### Source code of charts
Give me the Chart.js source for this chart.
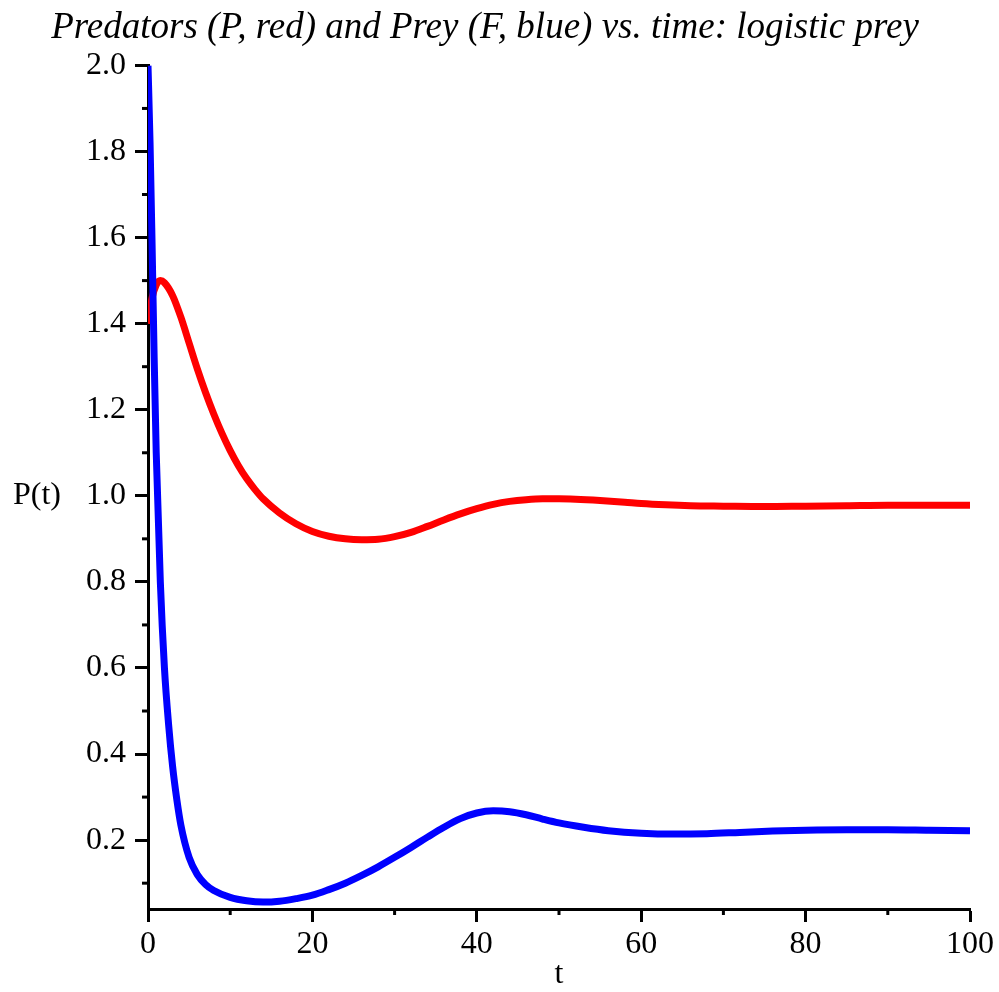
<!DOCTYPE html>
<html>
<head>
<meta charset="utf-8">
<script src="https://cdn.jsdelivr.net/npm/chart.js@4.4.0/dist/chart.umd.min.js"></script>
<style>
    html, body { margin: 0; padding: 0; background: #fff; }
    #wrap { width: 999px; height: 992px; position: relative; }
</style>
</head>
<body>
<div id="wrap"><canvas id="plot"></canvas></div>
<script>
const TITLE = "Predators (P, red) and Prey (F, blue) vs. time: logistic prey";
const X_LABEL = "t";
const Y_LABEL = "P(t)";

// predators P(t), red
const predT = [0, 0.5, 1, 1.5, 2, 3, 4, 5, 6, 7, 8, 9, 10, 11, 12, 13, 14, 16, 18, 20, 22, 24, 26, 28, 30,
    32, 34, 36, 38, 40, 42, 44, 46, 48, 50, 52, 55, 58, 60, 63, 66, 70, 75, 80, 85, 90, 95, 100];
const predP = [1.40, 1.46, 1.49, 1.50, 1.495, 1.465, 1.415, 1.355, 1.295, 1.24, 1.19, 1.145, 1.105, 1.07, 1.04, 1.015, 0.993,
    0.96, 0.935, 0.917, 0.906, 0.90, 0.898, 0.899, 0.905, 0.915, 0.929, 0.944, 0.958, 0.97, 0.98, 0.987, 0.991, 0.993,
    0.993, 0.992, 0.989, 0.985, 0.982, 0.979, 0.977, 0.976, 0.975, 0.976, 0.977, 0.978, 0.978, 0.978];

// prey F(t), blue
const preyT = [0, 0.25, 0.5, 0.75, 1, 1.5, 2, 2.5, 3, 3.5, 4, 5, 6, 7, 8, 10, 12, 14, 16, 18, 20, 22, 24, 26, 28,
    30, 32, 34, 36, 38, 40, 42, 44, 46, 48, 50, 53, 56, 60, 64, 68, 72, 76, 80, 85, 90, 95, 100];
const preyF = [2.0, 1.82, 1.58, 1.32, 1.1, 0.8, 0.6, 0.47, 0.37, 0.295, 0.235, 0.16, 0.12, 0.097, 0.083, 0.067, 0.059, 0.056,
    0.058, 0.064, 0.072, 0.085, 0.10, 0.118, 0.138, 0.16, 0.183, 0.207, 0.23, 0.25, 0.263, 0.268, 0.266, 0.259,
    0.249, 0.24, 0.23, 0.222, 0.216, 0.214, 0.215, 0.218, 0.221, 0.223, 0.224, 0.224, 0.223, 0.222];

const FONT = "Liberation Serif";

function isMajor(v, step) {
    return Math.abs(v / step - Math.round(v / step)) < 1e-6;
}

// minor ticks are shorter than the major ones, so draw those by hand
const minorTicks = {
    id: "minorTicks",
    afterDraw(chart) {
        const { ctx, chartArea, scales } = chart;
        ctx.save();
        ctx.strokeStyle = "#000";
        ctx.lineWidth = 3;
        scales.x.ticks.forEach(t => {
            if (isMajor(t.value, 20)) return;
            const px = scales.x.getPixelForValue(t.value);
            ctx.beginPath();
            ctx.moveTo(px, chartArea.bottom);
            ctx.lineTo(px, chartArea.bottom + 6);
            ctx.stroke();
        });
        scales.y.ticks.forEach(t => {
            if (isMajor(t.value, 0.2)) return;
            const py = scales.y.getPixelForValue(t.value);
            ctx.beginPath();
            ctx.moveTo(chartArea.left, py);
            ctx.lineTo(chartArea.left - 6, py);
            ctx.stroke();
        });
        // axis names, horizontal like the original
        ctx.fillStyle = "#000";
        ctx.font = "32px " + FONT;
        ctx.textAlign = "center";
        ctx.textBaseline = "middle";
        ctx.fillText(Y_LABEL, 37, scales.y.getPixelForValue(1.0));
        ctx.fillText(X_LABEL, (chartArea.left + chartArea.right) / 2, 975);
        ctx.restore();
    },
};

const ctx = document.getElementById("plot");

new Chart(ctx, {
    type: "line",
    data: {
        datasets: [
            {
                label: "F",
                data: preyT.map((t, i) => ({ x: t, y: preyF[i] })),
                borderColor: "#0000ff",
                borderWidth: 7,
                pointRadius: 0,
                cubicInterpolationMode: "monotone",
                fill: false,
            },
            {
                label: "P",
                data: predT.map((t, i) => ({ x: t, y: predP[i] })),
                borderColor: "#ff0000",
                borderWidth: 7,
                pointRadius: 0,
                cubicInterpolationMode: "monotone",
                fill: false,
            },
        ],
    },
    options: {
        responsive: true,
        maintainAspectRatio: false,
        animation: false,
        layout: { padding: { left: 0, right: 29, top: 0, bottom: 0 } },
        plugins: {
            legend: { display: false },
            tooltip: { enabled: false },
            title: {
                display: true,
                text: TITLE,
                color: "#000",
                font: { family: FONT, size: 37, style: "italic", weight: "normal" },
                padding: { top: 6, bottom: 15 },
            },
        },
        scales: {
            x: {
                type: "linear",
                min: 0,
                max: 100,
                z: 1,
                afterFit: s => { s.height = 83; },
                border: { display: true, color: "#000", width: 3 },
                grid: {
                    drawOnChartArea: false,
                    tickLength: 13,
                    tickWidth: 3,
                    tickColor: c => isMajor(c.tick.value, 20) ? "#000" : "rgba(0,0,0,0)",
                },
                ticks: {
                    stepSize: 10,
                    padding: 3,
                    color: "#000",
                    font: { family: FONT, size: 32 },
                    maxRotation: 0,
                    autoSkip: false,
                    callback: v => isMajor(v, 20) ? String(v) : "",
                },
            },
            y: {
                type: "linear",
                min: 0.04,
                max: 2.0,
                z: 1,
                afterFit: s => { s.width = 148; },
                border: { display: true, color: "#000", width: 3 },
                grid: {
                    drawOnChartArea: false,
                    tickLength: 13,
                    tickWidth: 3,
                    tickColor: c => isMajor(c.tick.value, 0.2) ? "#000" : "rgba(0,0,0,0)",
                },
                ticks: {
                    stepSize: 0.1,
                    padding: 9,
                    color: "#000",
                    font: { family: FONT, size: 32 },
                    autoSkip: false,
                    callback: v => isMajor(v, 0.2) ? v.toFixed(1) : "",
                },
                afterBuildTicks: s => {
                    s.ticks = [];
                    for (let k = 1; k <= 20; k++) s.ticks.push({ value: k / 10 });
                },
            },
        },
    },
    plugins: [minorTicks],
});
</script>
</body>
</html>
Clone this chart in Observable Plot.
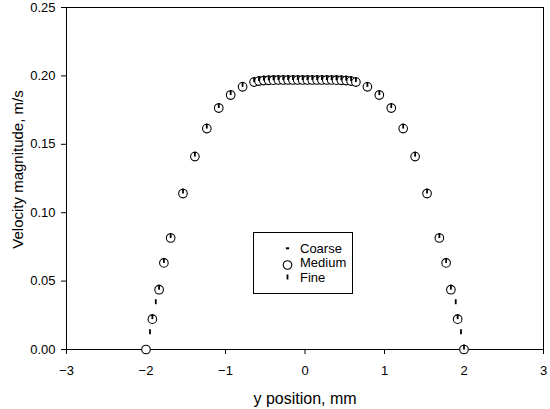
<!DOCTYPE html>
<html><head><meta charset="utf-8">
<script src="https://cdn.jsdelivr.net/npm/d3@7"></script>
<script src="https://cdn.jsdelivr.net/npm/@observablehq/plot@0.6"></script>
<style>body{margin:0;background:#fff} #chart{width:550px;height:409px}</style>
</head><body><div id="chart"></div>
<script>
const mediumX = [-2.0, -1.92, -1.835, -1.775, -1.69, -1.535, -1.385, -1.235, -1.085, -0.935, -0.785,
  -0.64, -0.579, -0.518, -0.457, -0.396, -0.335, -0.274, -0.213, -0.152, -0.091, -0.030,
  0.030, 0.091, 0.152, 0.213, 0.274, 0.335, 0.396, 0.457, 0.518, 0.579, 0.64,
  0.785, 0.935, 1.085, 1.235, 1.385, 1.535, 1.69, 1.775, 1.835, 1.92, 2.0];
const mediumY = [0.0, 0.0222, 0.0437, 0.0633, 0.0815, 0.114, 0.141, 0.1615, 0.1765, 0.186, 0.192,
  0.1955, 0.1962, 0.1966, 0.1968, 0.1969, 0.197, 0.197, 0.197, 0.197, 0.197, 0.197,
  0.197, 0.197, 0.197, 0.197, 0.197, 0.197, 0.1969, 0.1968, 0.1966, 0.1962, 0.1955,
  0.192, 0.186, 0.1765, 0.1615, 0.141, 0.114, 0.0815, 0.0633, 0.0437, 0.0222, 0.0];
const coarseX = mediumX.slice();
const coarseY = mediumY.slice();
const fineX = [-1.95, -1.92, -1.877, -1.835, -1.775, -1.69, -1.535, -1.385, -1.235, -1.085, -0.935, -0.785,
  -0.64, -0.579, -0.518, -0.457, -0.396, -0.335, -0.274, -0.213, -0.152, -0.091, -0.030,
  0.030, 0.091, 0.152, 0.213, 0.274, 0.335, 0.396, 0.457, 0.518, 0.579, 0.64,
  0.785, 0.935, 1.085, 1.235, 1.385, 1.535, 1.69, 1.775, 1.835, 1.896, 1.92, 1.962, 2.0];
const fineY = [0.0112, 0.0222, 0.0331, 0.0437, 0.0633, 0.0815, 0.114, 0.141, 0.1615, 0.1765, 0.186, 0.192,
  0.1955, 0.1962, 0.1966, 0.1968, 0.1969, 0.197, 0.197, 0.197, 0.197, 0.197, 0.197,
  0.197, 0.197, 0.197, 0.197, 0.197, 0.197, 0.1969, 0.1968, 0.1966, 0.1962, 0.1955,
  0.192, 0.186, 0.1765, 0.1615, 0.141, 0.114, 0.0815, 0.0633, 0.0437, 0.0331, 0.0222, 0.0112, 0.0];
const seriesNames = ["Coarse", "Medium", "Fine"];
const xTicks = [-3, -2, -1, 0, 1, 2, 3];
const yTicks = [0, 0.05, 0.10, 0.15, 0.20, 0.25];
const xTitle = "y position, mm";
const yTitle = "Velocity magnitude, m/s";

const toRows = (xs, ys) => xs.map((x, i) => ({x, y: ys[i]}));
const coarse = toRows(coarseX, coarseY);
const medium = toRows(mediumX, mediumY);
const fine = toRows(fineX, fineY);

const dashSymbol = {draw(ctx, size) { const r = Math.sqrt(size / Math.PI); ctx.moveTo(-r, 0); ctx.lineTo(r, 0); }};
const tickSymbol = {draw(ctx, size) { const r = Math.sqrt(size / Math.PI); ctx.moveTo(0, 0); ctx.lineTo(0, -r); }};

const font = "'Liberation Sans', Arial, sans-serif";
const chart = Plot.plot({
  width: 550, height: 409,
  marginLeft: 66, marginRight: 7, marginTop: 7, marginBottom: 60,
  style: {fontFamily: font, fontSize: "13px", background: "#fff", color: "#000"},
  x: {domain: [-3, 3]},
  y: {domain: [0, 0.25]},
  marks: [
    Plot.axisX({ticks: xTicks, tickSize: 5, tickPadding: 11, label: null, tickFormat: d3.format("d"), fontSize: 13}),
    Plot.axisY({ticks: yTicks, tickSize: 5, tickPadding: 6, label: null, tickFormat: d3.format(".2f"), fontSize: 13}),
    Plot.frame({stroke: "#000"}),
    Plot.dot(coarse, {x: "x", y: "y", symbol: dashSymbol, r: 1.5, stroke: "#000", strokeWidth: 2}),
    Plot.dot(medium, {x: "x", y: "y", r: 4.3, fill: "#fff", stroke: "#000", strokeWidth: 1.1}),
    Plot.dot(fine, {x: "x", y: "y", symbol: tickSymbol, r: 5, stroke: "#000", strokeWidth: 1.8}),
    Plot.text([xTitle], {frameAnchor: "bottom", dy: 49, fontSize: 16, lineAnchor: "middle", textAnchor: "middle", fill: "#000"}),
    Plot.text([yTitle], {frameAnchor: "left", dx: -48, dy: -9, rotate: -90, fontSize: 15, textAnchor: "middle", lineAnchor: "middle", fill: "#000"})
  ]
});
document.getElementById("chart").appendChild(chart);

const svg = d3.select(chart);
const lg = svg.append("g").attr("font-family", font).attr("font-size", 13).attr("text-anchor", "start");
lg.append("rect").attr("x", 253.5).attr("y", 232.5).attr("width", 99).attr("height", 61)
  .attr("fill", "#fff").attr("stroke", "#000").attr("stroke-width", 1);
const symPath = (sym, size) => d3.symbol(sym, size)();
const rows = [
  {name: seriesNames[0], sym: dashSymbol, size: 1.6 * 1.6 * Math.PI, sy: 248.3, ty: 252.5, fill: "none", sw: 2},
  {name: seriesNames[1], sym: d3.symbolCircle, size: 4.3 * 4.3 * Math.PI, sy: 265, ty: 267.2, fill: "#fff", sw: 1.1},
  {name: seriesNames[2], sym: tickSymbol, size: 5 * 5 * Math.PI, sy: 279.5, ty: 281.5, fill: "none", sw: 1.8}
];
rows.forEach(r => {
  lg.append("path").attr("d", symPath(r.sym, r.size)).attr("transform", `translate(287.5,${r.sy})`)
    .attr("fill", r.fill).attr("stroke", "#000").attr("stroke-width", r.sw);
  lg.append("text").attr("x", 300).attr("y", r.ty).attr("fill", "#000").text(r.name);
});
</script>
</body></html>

### Your objective
Write out an exact copy of the listing, first line through the line containing "0.978, 0.978, 0.978];", with the pictures left out.

### Full output
Give me the Chart.js source for this chart.
<!DOCTYPE html>
<html>
<head>
<meta charset="utf-8">
<script src="https://cdn.jsdelivr.net/npm/chart.js@4.4.0/dist/chart.umd.min.js"></script>
<style>
    html, body { margin: 0; padding: 0; background: #fff; }
    #wrap { width: 999px; height: 992px; position: relative; }
</style>
</head>
<body>
<div id="wrap"><canvas id="plot"></canvas></div>
<script>
const TITLE = "Predators (P, red) and Prey (F, blue) vs. time: logistic prey";
const X_LABEL = "t";
const Y_LABEL = "P(t)";

// predators P(t), red
const predT = [0, 0.5, 1, 1.5, 2, 3, 4, 5, 6, 7, 8, 9, 10, 11, 12, 13, 14, 16, 18, 20, 22, 24, 26, 28, 30,
    32, 34, 36, 38, 40, 42, 44, 46, 48, 50, 52, 55, 58, 60, 63, 66, 70, 75, 80, 85, 90, 95, 100];
const predP = [1.40, 1.46, 1.49, 1.50, 1.495, 1.465, 1.415, 1.355, 1.295, 1.24, 1.19, 1.145, 1.105, 1.07, 1.04, 1.015, 0.993,
    0.96, 0.935, 0.917, 0.906, 0.90, 0.898, 0.899, 0.905, 0.915, 0.929, 0.944, 0.958, 0.97, 0.98, 0.987, 0.991, 0.993,
    0.993, 0.992, 0.989, 0.985, 0.982, 0.979, 0.977, 0.976, 0.975, 0.976, 0.977, 0.978, 0.978, 0.978];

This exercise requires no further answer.